• **Data block**:
——————————
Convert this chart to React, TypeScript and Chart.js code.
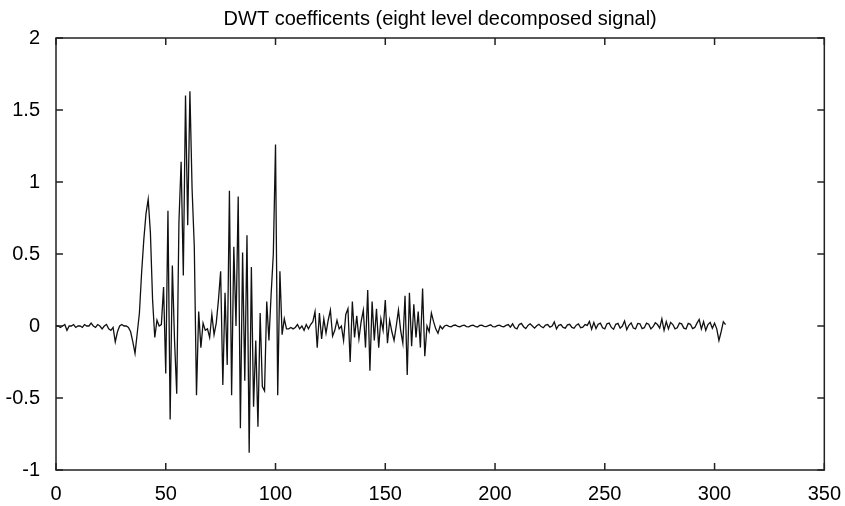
import { useEffect, useRef } from "react";
import { Chart, registerables } from "chart.js";

Chart.register(...registerables);

const TITLE = "DWT coefficents (eight level decomposed signal)";

// x axis ticks 0..350 step 50, y axis ticks -1..2 step 0.5
const X_TICKS = [0, 50, 100, 150, 200, 250, 300, 350];
const Y_TICKS = [-1, -0.5, 0, 0.5, 1, 1.5, 2];

// DWT coefficients, sample index 0..305
const coeffs: number[] = [
  // 0-9
  0.0, 0.0, -0.01, 0.0, 0.01, -0.03, 0.0, 0.0, 0.01, -0.01,
  // 10-19
  0.0, 0.0, -0.01, 0.01, 0.0, 0.0, 0.02, 0.0, -0.01, 0.01,
  // 20-29
  0.0, -0.02, 0.0, 0.01, -0.02, -0.03, -0.01, -0.11, -0.04, 0.0,
  // 30-39
  0.01, 0.0, 0.0, -0.01, -0.04, -0.11, -0.19, -0.05, 0.09, 0.37,
  // 40-49
  0.6, 0.78, 0.88, 0.65, 0.18, -0.08, 0.04, 0.0, 0.01, 0.27,
  // 50-59
  -0.33, 0.8, -0.65, 0.42, -0.1, -0.47, 0.72, 1.14, 0.35, 1.6,
  // 60-69
  0.7, 1.63, 0.95, 0.55, -0.48, 0.1, -0.15, 0.02, -0.03, -0.02,
  // 70-79
  -0.08, 0.08, -0.06, 0.02, 0.18, 0.38, -0.41, 0.23, -0.27, 0.94,
  // 80-89
  -0.48, 0.55, 0.0, 0.9, -0.71, 0.51, -0.38, 0.63, -0.88, 0.41,
  // 90-99
  -0.56, -0.1, -0.7, 0.09, -0.42, -0.45, 0.17, -0.1, 0.22, 0.5,
  // 100-109
  1.26, -0.48, 0.38, -0.06, 0.05, -0.02, -0.02, -0.01, -0.02, -0.01,
  // 110-119
  0.01, -0.02, 0.0, -0.03, 0.01, -0.02, 0.01, 0.03, 0.1, -0.15,
  // 120-129
  0.09, -0.09, 0.05, -0.05, 0.04, 0.11, -0.07, -0.03, 0.04, -0.02,
  // 130-139
  0.0, -0.1, 0.08, 0.12, -0.25, 0.17, -0.08, 0.07, -0.09, 0.03,
  // 140-149
  0.11, -0.15, 0.25, -0.31, 0.17, -0.1, 0.12, -0.15, 0.05, -0.03,
  // 150-159
  0.18, -0.12, 0.04, -0.04, -0.1, 0.0, 0.11, -0.03, -0.12, 0.21,
  // 160-169
  -0.34, 0.23, -0.14, 0.15, -0.08, 0.1, -0.15, 0.26, -0.21, 0.0,
  // 170-179
  -0.04, 0.09, 0.03, -0.02, -0.05, 0.0, -0.02, 0.0, 0.006, -0.002,
  // 180-189
  -0.006, 0.004, 0.007, -0.003, -0.005, 0.002, 0.006, -0.004, -0.006, 0.003,
  // 190-199
  0.005, -0.002, -0.007, 0.004, 0.006, -0.003, -0.004, 0.002, 0.008, -0.005,
  // 200-209
  -0.006, 0.003, 0.006, -0.002, -0.005, 0.004, 0.01, -0.008, 0.015, -0.012,
  // 210-219
  -0.02, 0.01, 0.018, -0.005, -0.018, 0.004, 0.015, 0.0, -0.015, 0.002,
  // 220-229
  0.012, -0.004, -0.012, 0.006, 0.01, -0.008, 0.0, 0.028, -0.02, 0.005,
  // 230-239
  0.01, -0.01, -0.015, 0.008, 0.012, -0.01, -0.016, 0.006, 0.014, -0.012,
  // 240-249
  -0.008, 0.01, 0.004, 0.032, -0.022, 0.025, -0.018, 0.012, 0.02, -0.012,
  // 250-259
  -0.02, 0.015, 0.02, -0.01, -0.022, 0.012, 0.018, -0.015, 0.0, 0.035,
  // 260-269
  -0.025, 0.005, 0.022, -0.014, -0.02, 0.018, 0.015, -0.018, -0.012, 0.02,
  // 270-279
  0.012, -0.02, -0.005, 0.022, 0.01, -0.015, 0.05, -0.03, 0.03, -0.02,
  // 280-289
  0.025, 0.01, -0.02, -0.012, 0.02, 0.015, -0.015, -0.02, 0.018, 0.012,
  // 290-299
  -0.018, -0.01, 0.02, 0.045, -0.02, 0.03, -0.03, 0.01, 0.025, -0.015,
  // 300-305
  0.02, -0.02, -0.1, -0.04, 0.03, 0.01,
];

const FONT = "'Liberation Sans', Arial, Helvetica, sans-serif";

// MATLAB-style axes: closed box, inward ticks on all four sides, title centred over the axes
const matlabBox = {
  id: "matlabBox",
  afterDraw(chart: any) {
    const { ctx, chartArea } = chart;
    const { left, right, top, bottom } = chartArea;
    const xs = chart.scales.x;
    const ys = chart.scales.y;
    const tl = 7;
    ctx.save();
    ctx.strokeStyle = "#222";
    ctx.lineWidth = 1.5;
    ctx.strokeRect(left, top, right - left, bottom - top);
    ctx.beginPath();
    xs.ticks.forEach((t: any) => {
      const px = xs.getPixelForValue(t.value);
      ctx.moveTo(px, bottom);
      ctx.lineTo(px, bottom - tl);
      ctx.moveTo(px, top);
      ctx.lineTo(px, top + tl);
    });
    ys.ticks.forEach((t: any) => {
      const py = ys.getPixelForValue(t.value);
      ctx.moveTo(left, py);
      ctx.lineTo(left + tl, py);
      ctx.moveTo(right, py);
      ctx.lineTo(right - tl, py);
    });
    ctx.stroke();
    ctx.fillStyle = "#000";
    ctx.font = `20px ${FONT}`;
    ctx.textAlign = "center";
    ctx.textBaseline = "middle";
    ctx.fillText(TITLE, (left + right) / 2, top - 19);
    ctx.restore();
  },
};

export default function App() {
  const ref = useRef<HTMLCanvasElement | null>(null);

  useEffect(() => {
    if (!ref.current) return;
    const chart = new Chart(ref.current, {
      type: "line",
      data: {
        datasets: [
          {
            data: coeffs.map((v, i) => ({ x: i, y: v })),
            borderColor: "#111",
            borderWidth: 1.3,
            pointRadius: 0,
            tension: 0,
            fill: false,
          },
        ],
      },
      options: {
        animation: false,
        responsive: false,
        devicePixelRatio: 1,
        layout: { padding: { left: 0, right: 19, top: 38, bottom: 0 } },
        plugins: {
          legend: { display: false },
          tooltip: { enabled: false },
          title: { display: false },
        },
        scales: {
          x: {
            type: "linear",
            min: 0,
            max: 350,
            afterBuildTicks: (s: any) => {
              s.ticks = X_TICKS.map((v) => ({ value: v }));
            },
            afterFit: (s: any) => {
              s.height = 36;
            },
            grid: { display: false },
            border: { display: false },
            ticks: {
              color: "#000",
              font: { family: FONT, size: 20 },
              padding: 4,
              maxRotation: 0,
              autoSkip: false,
              callback: (v: any) => String(v),
            },
          },
          y: {
            type: "linear",
            min: -1,
            max: 2,
            afterBuildTicks: (s: any) => {
              s.ticks = Y_TICKS.map((v) => ({ value: v }));
            },
            afterFit: (s: any) => {
              s.width = 56;
            },
            grid: { display: false },
            border: { display: false },
            ticks: {
              color: "#000",
              font: { family: FONT, size: 20 },
              padding: 8,
              autoSkip: false,
              callback: (v: any) => String(v),
            },
          },
        },
      },
      plugins: [matlabBox],
    });
    return () => chart.destroy();
  }, []);

  return (
    <div style={{ position: "fixed", left: 0, top: 0, width: 845, height: 506, background: "#fff" }}>
      <canvas ref={ref} width={845} height={506} />
    </div>
  );
}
——————————
Leave out the pictures. Transcribe only the lines above, from the first through the one that contains "const Y_TICKS = [-1, -0.5, 0, 0.5, 1, 1.5, 2];".

Convert this chart to React, TypeScript and Chart.js code.
import { useEffect, useRef } from "react";
import { Chart, registerables } from "chart.js";

Chart.register(...registerables);

const TITLE = "DWT coefficents (eight level decomposed signal)";

// x axis ticks 0..350 step 50, y axis ticks -1..2 step 0.5
const X_TICKS = [0, 50, 100, 150, 200, 250, 300, 350];
const Y_TICKS = [-1, -0.5, 0, 0.5, 1, 1.5, 2];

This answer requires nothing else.